# SUPPLIED DATA:
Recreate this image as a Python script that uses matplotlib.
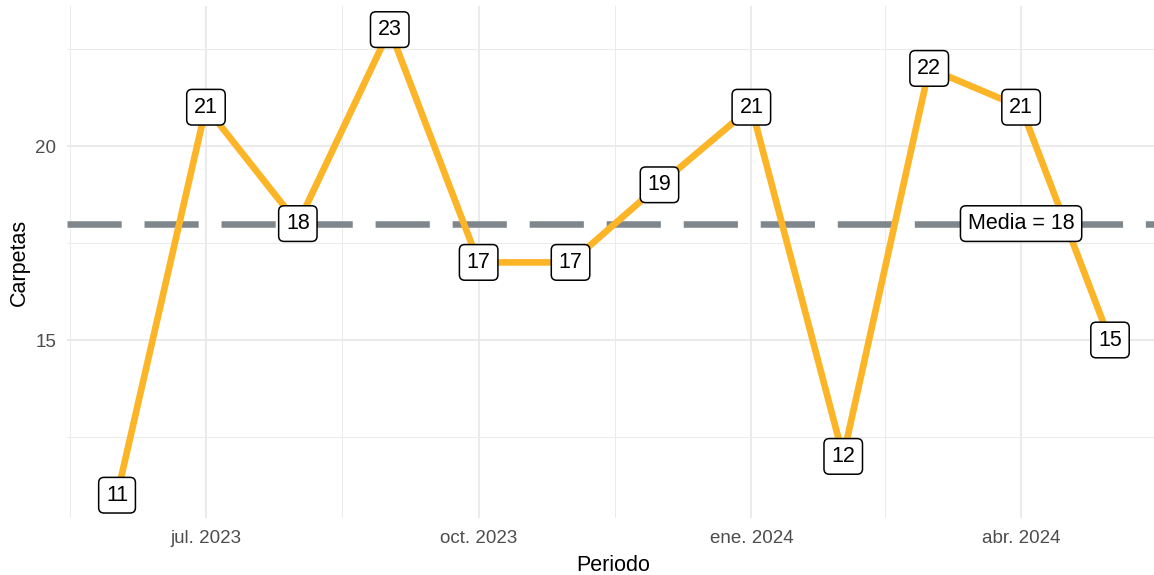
import matplotlib
matplotlib.use("Agg")
import matplotlib.pyplot as plt
import matplotlib.dates as mdates
import numpy as np
from datetime import date, timedelta

plt.rcParams['font.family'] = ['Liberation Sans', 'DejaVu Sans']

# data
meses   = [date(2023, 6, 1), date(2023, 7, 1), date(2023, 8, 1), date(2023, 9, 1),
           date(2023, 10, 1), date(2023, 11, 1), date(2023, 12, 1), date(2024, 1, 1),
           date(2024, 2, 1), date(2024, 3, 1), date(2024, 4, 1), date(2024, 5, 1)]
carpetas = [11, 21, 18, 23, 17, 17, 19, 21, 12, 22, 21, 15]
ticks_x  = [date(2023, 7, 1), date(2023, 10, 1), date(2024, 1, 1), date(2024, 4, 1)]
ticks_lb = ["jul. 2023", "oct. 2023", "ene. 2024", "abr. 2024"]
minor_x  = [date(2023, 5, 16), date(2023, 8, 16), date(2023, 11, 16), date(2024, 2, 15)]
ticks_y  = [15, 20]
minor_y  = [12.5, 17.5, 22.5]
media    = 18
media_x  = date(2024, 4, 1)

fig = plt.figure(figsize=(11.54, 5.75), dpi=100)
ax = fig.add_axes([0.0584, 0.0983, 0.9465, 0.8907])

x = mdates.date2num(meses)
ax.plot(x, carpetas, color='#fbb527', lw=4.8, solid_joinstyle='round',
        solid_capstyle='butt', zorder=3)
ax.axhline(media, color='#7f878c', lw=4.7, dashes=(8.3, 3.5), zorder=2)

box = dict(boxstyle='round,pad=0.34,rounding_size=0.25', fc='white', ec='black', lw=1.1)
for xi, yi in zip(x, carpetas):
    ax.text(xi, yi, str(yi), ha='center', va='center', fontsize=15.5,
            color='black', bbox=box, zorder=5)
ax.text(mdates.date2num(media_x), media, "Media = %d" % media, ha='center', va='center',
        fontsize=15.5, color='black', bbox=box, zorder=5)

span = 335
pad = span * 0.05
ax.set_xlim(x[0] - pad, x[-1] + pad)
ax.set_ylim(10.4, 23.6)

ax.set_xticks(mdates.date2num(ticks_x))
ax.set_xticklabels(ticks_lb)
ax.set_xticks(mdates.date2num(minor_x), minor=True)
ax.set_yticks(ticks_y)
ax.set_yticks(minor_y, minor=True)
ax.tick_params(which='both', length=0, labelsize=13.5, labelcolor='#4d4d4d', pad=8)

ax.grid(which='major', color='#e8e8e8', lw=1.2)
ax.grid(which='minor', color='#ebebeb', lw=0.7)
ax.set_axisbelow(True)
for s in ax.spines.values():
    s.set_visible(False)

ax.set_xlabel("Periodo", fontsize=15.5, labelpad=6)
ax.set_ylabel("Carpetas", fontsize=15.5, labelpad=4)

fig.savefig("out.png", dpi=100)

# PROBLEM DESCRIPTION:
Omit the pictures, then repeat exactly each line from the beginning of the listing through the line with "ax = fig.add_axes([0.0584, 0.0983, 0.9465, 0.8907])".

# TASK RESPONSE:
Recreate this image as a Python script that uses matplotlib.
import matplotlib
matplotlib.use("Agg")
import matplotlib.pyplot as plt
import matplotlib.dates as mdates
import numpy as np
from datetime import date, timedelta

plt.rcParams['font.family'] = ['Liberation Sans', 'DejaVu Sans']

# data
meses   = [date(2023, 6, 1), date(2023, 7, 1), date(2023, 8, 1), date(2023, 9, 1),
           date(2023, 10, 1), date(2023, 11, 1), date(2023, 12, 1), date(2024, 1, 1),
           date(2024, 2, 1), date(2024, 3, 1), date(2024, 4, 1), date(2024, 5, 1)]
carpetas = [11, 21, 18, 23, 17, 17, 19, 21, 12, 22, 21, 15]
ticks_x  = [date(2023, 7, 1), date(2023, 10, 1), date(2024, 1, 1), date(2024, 4, 1)]
ticks_lb = ["jul. 2023", "oct. 2023", "ene. 2024", "abr. 2024"]
minor_x  = [date(2023, 5, 16), date(2023, 8, 16), date(2023, 11, 16), date(2024, 2, 15)]
ticks_y  = [15, 20]
minor_y  = [12.5, 17.5, 22.5]
media    = 18
media_x  = date(2024, 4, 1)

fig = plt.figure(figsize=(11.54, 5.75), dpi=100)
ax = fig.add_axes([0.0584, 0.0983, 0.9465, 0.8907])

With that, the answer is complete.